Tax, Investments, and PRIA: How the US Election Impacts Captives
November 12, 2020
Uncertainty and political rhetoric may continue to cloud the US presidential election results, but it is possible to begin to assess how the results may impact captive insurers and the wider market over the short to middle term.
In a special bonus episode of the Global Captive Podcast, Richard Cutcher spoke to experts on tax, the investment markets, and legislative activity in Congress to find out how the pending election results could shift the landscape for the captive insurance industry.
Mikhail Raybshteyn, tax partner in the EY Financial Services Organization—Insurance Sector and EY Americas Captive Insurance Services co-leader, said prospective and existing captive owners will be watching closely to see if a Joe Biden administration moves to increase the corporate tax rate up to 28 percent (along with some of the other proposed tax policy changes). The tax rate was lowered from 35 percent to 21 percent in 2017 as part of the Tax Cuts and Jobs Act (TCJA) under President Trump's administration.
"We are working with captive owners right now that are looking to either pull the trigger or not pull the trigger before the year-end to establish a new or enhance an existing captive," Mr. Raybshteyn said.
"Changes in the tax rate will impact the deferred taxes, changes in the overall projection of the effective tax rate, and also the capital the companies will be working with," he said. "These, among other considerations, will be some of the main items the companies will look to as they assess whether to move forward with a captive before the year-end and put something in place or delay until next year or the year after.
"While the benefits of reinsurance and centralization of risk via a captive structure provide significant key benefits for the companies, we cannot ignore the impact of the changes in the tax rate on the overall economics," Mr. Raybshteyn said. "The impact of the potential rate change will be part of the consideration."
Captives hold considerable assets under management and, to varying degrees, make use of the investment markets to increase their return on capital. The 2020 Marsh Captive Landscape Report showed that, in their portfolio alone, captives held $391.4 billion in assets under management, including $113 billion in shareholder funds.
Sanjay Joshi, head of fixed income at London & Capital, said the markets had provided positive signs in the immediate aftermath of the election.
"What the investors are saying is two things. First of all, a lot of cash is sitting on the sidelines, waiting to come in. Secondly, that we do know that fiscal policy will be loosened, come what may. But the magnitude, the quantum of the fiscal loosening may not be as large as we thought previously, which is helping the bond market."
Chris Dalziel, executive director at London & Capital, added that captives should not be making dramatic moves regarding their investment decision in response to the election, but that there was a trend of clients wanting to move away from cash.

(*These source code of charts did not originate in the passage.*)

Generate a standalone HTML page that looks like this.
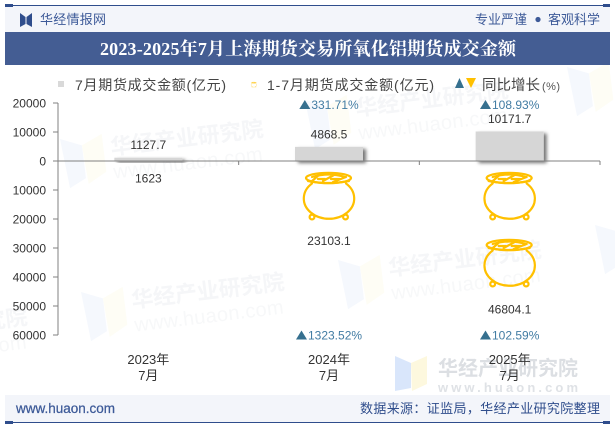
<!DOCTYPE html>
<html lang="zh-CN">
<head>
<meta charset="utf-8">
<title>2023-2025年7月上海期货交易所氧化铝期货成交金额</title>
<style>
html,body{margin:0;padding:0;background:#fff;width:615px;height:427px;overflow:hidden}
svg{display:block}
text{font-family:"Liberation Sans","Noto Sans CJK SC",sans-serif}
.wm-t{font-family:"Liberation Sans","Noto Sans CJK SC",sans-serif;font-weight:700;font-size:22px;fill:#f5f6f8}
.wm-u{font-size:20px;fill:#f7f8f9}
</style>
</head>
<body>
<svg id="chart" xmlns="http://www.w3.org/2000/svg" width="615" height="427" viewBox="0 0 615 427">
  <defs>
    <filter id="bar-shadow" x="-20%" y="-40%" width="150%" height="200%">
      <feDropShadow dx="3" dy="2" stdDeviation="1.8" flood-color="#000" flood-opacity="0.55"/>
    </filter>
    <symbol id="pot" viewBox="0 0 52 48" width="52" height="48" overflow="visible">
      <g fill="none" stroke="#ffc000" stroke-width="2.2" stroke-linecap="round" stroke-linejoin="round">
        <ellipse cx="25.5" cy="6" rx="22.5" ry="5.2"/>
        <path d="M5 9Q25 13 46 9M9 5Q26 0 42 5M8 10L17 2M20 9L31 3M30 10L43 5M15 7H22M28 7H37"/>
        <path d="M9 11.5A25.2 20.3 0 1 0 43 11.5"/>
        <circle cx="9" cy="45" r="2.4"/>
        <circle cx="42.5" cy="45" r="2.4"/>
      </g>
    </symbol>
  </defs>

  <rect x="0" y="0" width="615" height="427" fill="#fff"/>

  <!-- faint watermarks -->
  <g transform="translate(60,139) rotate(-7)">
    <polygon points="0,0 21,9 21,42 4,50" fill="#f5f8fd"/><polygon points="21,9 42,0 42,38 23,48" fill="#fefdf5"/>
    <text class="wm-t" x="49" y="22" textLength="154">华经产业研究院</text>
    <text class="wm-u" x="49" y="46" textLength="150">www.huaon.com</text>
  </g>
  <g transform="translate(305,100) rotate(-7)">
    <polygon points="0,0 21,9 21,42 4,50" fill="#f5f8fd"/><polygon points="21,9 42,0 42,38 23,48" fill="#fefdf5"/>
    <text class="wm-t" x="49" y="22" textLength="154">华经产业研究院</text>
    <text class="wm-u" x="49" y="46" textLength="150">www.huaon.com</text>
  </g>
  <g transform="translate(567,67) rotate(-7)">
    <polygon points="0,0 21,9 21,42 4,50" fill="#f5f8fd"/><polygon points="21,9 42,0 42,38 23,48" fill="#fefdf5"/>
  </g>
  <g transform="translate(81,292) rotate(-7)">
    <polygon points="0,0 21,9 21,42 4,50" fill="#f5f8fd"/><polygon points="21,9 42,0 42,38 23,48" fill="#fefdf5"/>
    <text class="wm-t" x="49" y="22" textLength="154">华经产业研究院</text>
    <text class="wm-u" x="49" y="46" textLength="150">www.huaon.com</text>
  </g>
  <g transform="translate(338,260) rotate(-7)">
    <polygon points="0,0 21,9 21,42 4,50" fill="#f5f8fd"/><polygon points="21,9 42,0 42,38 23,48" fill="#fefdf5"/>
    <text class="wm-t" x="49" y="22" textLength="154">华经产业研究院</text>
    <text class="wm-u" x="49" y="46" textLength="150">www.huaon.com</text>
  </g>
  <g transform="translate(595,225) rotate(-7)">
    <polygon points="0,0 21,9 21,42 4,50" fill="#f5f8fd"/>
  </g>
  <g transform="translate(-176,327) rotate(-7)">
    <text class="wm-t" x="49" y="22" textLength="154">华经产业研究院</text>
    <text class="wm-u" x="49" y="46" textLength="150">www.huaon.com</text>
  </g>
  <g>
    <polygon points="395,356 411,363 411,388 395,391" fill="#d9e6fb"/>
    <polygon points="411,363 427,356 427,384 412,391" fill="#fdf8de"/>
    <text x="438" y="375" font-size="20" font-weight="700" fill="#dcdfe3" textLength="140">华经产业研究院</text>
    <text x="438" y="392" font-size="13" font-weight="700" fill="#dfe2e6" textLength="140">www.huaon.com</text>
  </g>

  <!-- header -->
  <rect x="5" y="5" width="605" height="27" fill="#f3f5fa"/>
  <rect x="5" y="5" width="605" height="1" fill="#2f4d8c"/>
  <rect x="5" y="4" width="8" height="3" fill="#2f4d8c"/>
  <rect x="603" y="4" width="7" height="3" fill="#2f4d8c"/>
  <g fill="#2f4d8c">
    <polygon points="20,13 25.5,17 25.5,24 20,27"/>
    <polygon points="32,13 26.5,17 26.5,24 32,27"/>
  </g>
  <text x="40" y="24" font-size="13" fill="#3d5a98" textLength="66">华经情报网</text>
  <text x="475" y="24" font-size="13" fill="#3d5a98" textLength="52">专业严谨</text>
  <circle cx="538" cy="19.5" r="2.6" fill="#3d5a98"/>
  <text x="548" y="24" font-size="13" fill="#3d5a98" textLength="52">客观科学</text>

  <!-- title -->
  <rect x="5" y="32" width="605" height="33" fill="#445d93"/>
  <text x="100" y="55" font-size="18" font-weight="700" fill="#fff" textLength="416" style="font-family:'Liberation Serif','Noto Serif CJK SC',serif">2023-2025年7月上海期货交易所氧化铝期货成交金额</text>

  <!-- legend -->
  <g>
    <g>
      <rect x="58" y="81" width="6" height="6" fill="#d9d9d9"/>
      <text x="75" y="90" font-size="14" fill="#444" textLength="151">7月期货成交金额(亿元)</text>
    </g>
    <g>
      <use href="#pot" transform="translate(251,82) scale(0.11)"/>
      <text x="267" y="90" font-size="14" fill="#444" textLength="167">1-7月期货成交金额(亿元)</text>
    </g>
    <g>
      <polygon points="455,88 459.5,78 464,88" fill="#36708f"/>
      <polygon points="466,78 476,78 471,88" fill="#ffc000"/>
      <text x="482" y="90" font-size="14.5" fill="#444" textLength="58">同比增长</text>
      <text x="542" y="90" font-size="11" fill="#555" textLength="18">(%)</text>
    </g>
  </g>

  <g id="plot"></g>

  <!-- footer -->
  <rect x="5" y="395" width="605" height="27" fill="#f3f5fa"/>
  <rect x="5" y="422" width="605" height="1" fill="#2f4d8c"/>
  <rect x="5" y="421" width="8" height="3" fill="#2f4d8c"/>
  <rect x="603" y="421" width="7" height="3" fill="#2f4d8c"/>
  <text x="16" y="413" font-size="13.5" stroke="#3d5a98" stroke-width="0.25" fill="#3d5a98" textLength="99">www.huaon.com</text>
  <text x="360" y="413" font-size="13" fill="#2f4d8c" textLength="240">数据来源：证监局，华经产业研究院整理</text>
</svg>

<script>
const categories = ['2023年|7月', '2024年|7月', '2025年|7月'];
const monthlyValues = [1127.7, 4868.5, 10171.7];
const cumulativeValues = [1623, 23103.1, 46804.1];
const monthlyLabels = ['1127.7', '4868.5', '10171.7'];
const cumulativeLabels = ['1623', '23103.1', '46804.1'];
const monthlyGrowth = [null, 331.71, 108.93];
const cumulativeGrowth = [null, 1323.52, 102.59];
const yTickValues = [20000, 10000, 0, 10000, 20000, 30000, 40000, 50000, 60000];
const yTickSigns = [1, 1, 0, -1, -1, -1, -1, -1, -1];

const SVGNS = 'http://www.w3.org/2000/svg';
const plot = document.getElementById('plot');
const svg = document.getElementById('chart');
const left = 58, right = 600, top_ = 103, bottom = 335;
const yMax = 20000, yMin = -60000;
const yScale = v => top_ + (yMax - v) / (yMax - yMin) * (bottom - top_);
const band = (right - left) / categories.length;
const xCenter = i => left + band * (i + 0.5);
const axisY = yScale(0);
const barWidth = 68, potWidth = 52, potHeight = 48, potTopGap = 11, potPeriod = 67;

function make(tag, attrs, parent) {
  const el = document.createElementNS(SVGNS, tag);
  for (const k in attrs) el.setAttribute(k, attrs[k]);
  (parent || plot).appendChild(el);
  return el;
}

// bars and pots
categories.forEach((c, i) => {
  const cx = xCenter(i);

  const clip = make('clipPath', { id: 'pot-clip-' + i }, svg);
  make('rect', { x: cx - potWidth / 2 - 3, y: axisY, width: potWidth + 6, height: yScale(-cumulativeValues[i]) - axisY }, clip);
  const potGroup = make('g', { 'clip-path': 'url(#pot-clip-' + i + ')' });
  
  
  const stackH = yScale(-cumulativeValues[i]) - axisY;
  for (let k = 0; k * potPeriod < stackH; k++) {
    const pot = make('use', { href: '#pot', x: cx - potWidth / 2, y: axisY + potTopGap + k * potPeriod, width: potWidth, height: potHeight }, potGroup);
    
    
  }

  const by = yScale(monthlyValues[i]);
  const bar = make('rect', { x: cx - barWidth / 2, y: by, width: barWidth, height: axisY - by, fill: '#d6d6d6', filter: 'url(#bar-shadow)' });
  
  
});

// axes
const yAxis = make('line', { x1: left, x2: left, y1: top_, y2: bottom, stroke: '#808080', 'stroke-width': 1 });


const xAxis = make('line', { x1: left, x2: right, y1: axisY, y2: axisY, stroke: '#808080', 'stroke-width': 1 });



yTickValues.forEach((v, i) => {
  const y = yScale(v * yTickSigns[i]);
  const tick = make('line', { x1: left - 5, x2: left, y1: y, y2: y, stroke: '#808080', 'stroke-width': 1 });
  
  
  const label = make('text', { x: 46, y: y + 4.5, 'text-anchor': 'end', 'font-size': 12, fill: '#333' });
  
  
  label.textContent = String(v);
});

for (let i = 0; i <= categories.length; i++) {
  const x = left + band * i;
  const tick = make('line', { x1: x, x2: x, y1: axisY, y2: axisY + 4, stroke: '#808080', 'stroke-width': 1 });
  
  
}

// value and category labels
categories.forEach((c, i) => {
  const cx = xCenter(i);

  const top = make('text', { x: cx, y: yScale(monthlyValues[i]) - 8.5, 'text-anchor': 'middle', 'font-size': 12, fill: '#333' });
  
  
  top.textContent = monthlyLabels[i];

  const low = make('text', { x: cx, y: yScale(-cumulativeValues[i]) + 17, 'text-anchor': 'middle', 'font-size': 12, fill: '#333' });
  
  
  low.textContent = cumulativeLabels[i];

  const parts = c.split('|');
  parts.forEach((p, j) => {
    const t = make('text', { x: cx, y: 364 + j * 16, 'text-anchor': 'middle', 'font-size': 13, fill: '#333' });
    
    
    t.textContent = p;
  });
});

// growth markers
function growthRow(values, rowY, name) {
  values.forEach((v, i) => {
    if (v === null) return;
    const txt = v.toFixed(2) + '%';
    const tw = (txt.length - 2) * 6.67 + 3.3 + 10.7;
    const total = 12 + tw;
    const x0 = xCenter(i) - total / 2;
    const tri = make('polygon', { points: x0 + ',' + (rowY + 4.5) + ' ' + (x0 + 5.5) + ',' + (rowY - 4.5) + ' ' + (x0 + 11) + ',' + (rowY + 4.5), fill: '#36708f' });
    
    
    const t = make('text', { x: x0 + 12, y: rowY + 4.5, 'font-size': 12, fill: '#427ca3' });
    
    
    t.textContent = txt;
  });
}
growthRow(monthlyGrowth, yScale(yMax) + 1.5, 'growth-monthly');
growthRow(cumulativeGrowth, yScale(yMin), 'growth-cumulative');
</script>
</body>
</html>
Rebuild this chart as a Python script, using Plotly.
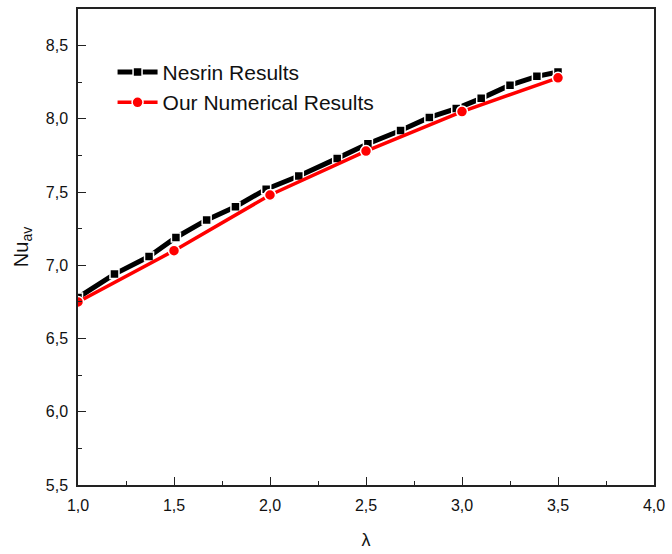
import plotly.graph_objects as go

# Nesrin results (black squares)
nesrin_x = [1.0, 1.19, 1.37, 1.51, 1.67, 1.82, 1.98, 2.15, 2.35, 2.51, 2.68, 2.83, 2.97, 3.10, 3.25, 3.39, 3.50]
nesrin_y = [6.78, 6.94, 7.06, 7.19, 7.31, 7.40, 7.52, 7.61, 7.73, 7.83, 7.92, 8.01, 8.07, 8.14, 8.23, 8.29, 8.32]

# Our numerical results (red circles)
ours_x = [1.0, 1.5, 2.0, 2.5, 3.0, 3.5]
ours_y = [6.75, 7.10, 7.48, 7.78, 8.05, 8.28]

x_ticks = [1.0, 1.5, 2.0, 2.5, 3.0, 3.5, 4.0]
y_ticks = [5.5, 6.0, 6.5, 7.0, 7.5, 8.0, 8.5]

font_family = "Arial, Liberation Sans, sans-serif"

fig = go.Figure()
fig.add_trace(go.Scatter(
    x=nesrin_x, y=nesrin_y, mode="lines+markers", name="Nesrin Results",
    line=dict(color="black", width=5),
    marker=dict(symbol="square", size=9, color="black", line=dict(color="white", width=1.5)),
))
fig.add_trace(go.Scatter(
    x=ours_x, y=ours_y, mode="lines+markers", name="Our Numerical Results",
    line=dict(color="#ff0000", width=3.5),
    marker=dict(symbol="circle", size=11, color="#ff0000", line=dict(color="white", width=1.5)),
))

axis_common = dict(
    showline=True, linecolor="#222", linewidth=1.5, mirror=True,
    ticks="inside", ticklen=8, tickwidth=1.3, tickcolor="#222",
    showgrid=False, zeroline=False, tickformat=".1f",
    tickfont=dict(family=font_family, size=16, color="#111"),
    ticklabeloverflow="allow",
    minor=dict(ticks="inside", ticklen=4, tickwidth=1.2, tickcolor="#222", dtick=0.25, showgrid=False),
)

fig.update_layout(
    width=672, height=554,
    margin=dict(l=78, r=10, t=7, b=68),
    paper_bgcolor="white", plot_bgcolor="white",
    separators=",.",
    font=dict(family=font_family, color="#111"),
    showlegend=True,
    legend=dict(
        x=0.06, y=0.91, xanchor="left", yanchor="top",
        bgcolor="rgba(0,0,0,0)", borderwidth=0,
        font=dict(family=font_family, size=21, color="#111"),
        tracegroupgap=0, itemwidth=40,
    ),
    xaxis=dict(
        range=[1.0, 4.0], tickvals=x_ticks,
        title=dict(text="λ", font=dict(family=font_family, size=18), standoff=20),
        ticklabelstandoff=5,
        **axis_common,
    ),
    yaxis=dict(
        range=[5.5, 8.75], tickvals=y_ticks,
        title=dict(text="Nu<sub>av</sub>", font=dict(family=font_family, size=20), standoff=12),
        ticklabelstandoff=5,
        **axis_common,
    ),
)

fig.write_html("out.html")
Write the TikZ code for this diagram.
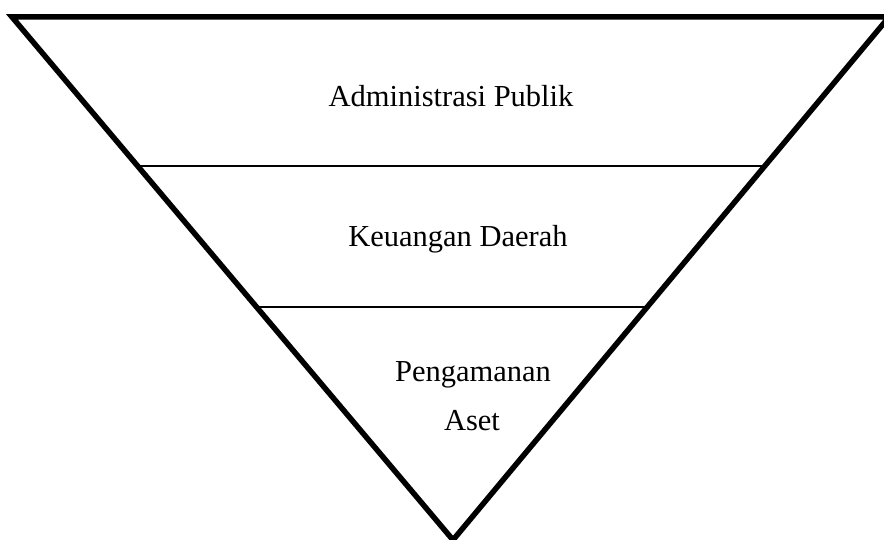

"One trend that we certainly saw at the beginning of the year was a number of captives that were de-risking. And they have sat on the sidelines since March/April-time when we had the COVID lows," Mr. Dalziel explained.
"Those captives should now be taking another look at their allocations and perhaps thinking about putting their money to work, particularly now that the election has delivered this seemingly 'politics-as-usual' result with a divided Congress.
"For example, we have been working with a number of captives carrying a higher than usual amount of cash on their balance sheet, and we are getting them started with a quasi-cash strategy of low duration, low-risk corporate bonds that really deliver a meaningful return, net of fees, that keeps up with inflation," he said.
The legislative picture is less clear as uncertainty remains over the final make-up of the Senate, and whether any COVID relief bill or the Pandemic Risk Insurance Act (PRIA) is passed before the end of the year.
Peter Halprin, a partner at Pasich LLP who represents commercial policyholders in complex insurance coverage matters, said that the pandemic and resulting economic downturn had created a tough environment for insureds and their brokers trying to place coverage, which was only increasing the appeal of captives.
"The only headwind I see is if there is a massive coronavirus stimulus package, and it did start to address the business income losses of the thousands and thousands of plaintiffs in current litigations and the hundreds of thousands of businesses who haven't filed a lawsuit, that might have an impact on all of this," Mr. Halprin said.
"To the extent that there is some kind of relief available that would provide support for those income losses and create some certainty, that would have an effect on everyone's view toward capacity, performance of their investments and would effect that shift toward adopting captive options," he said.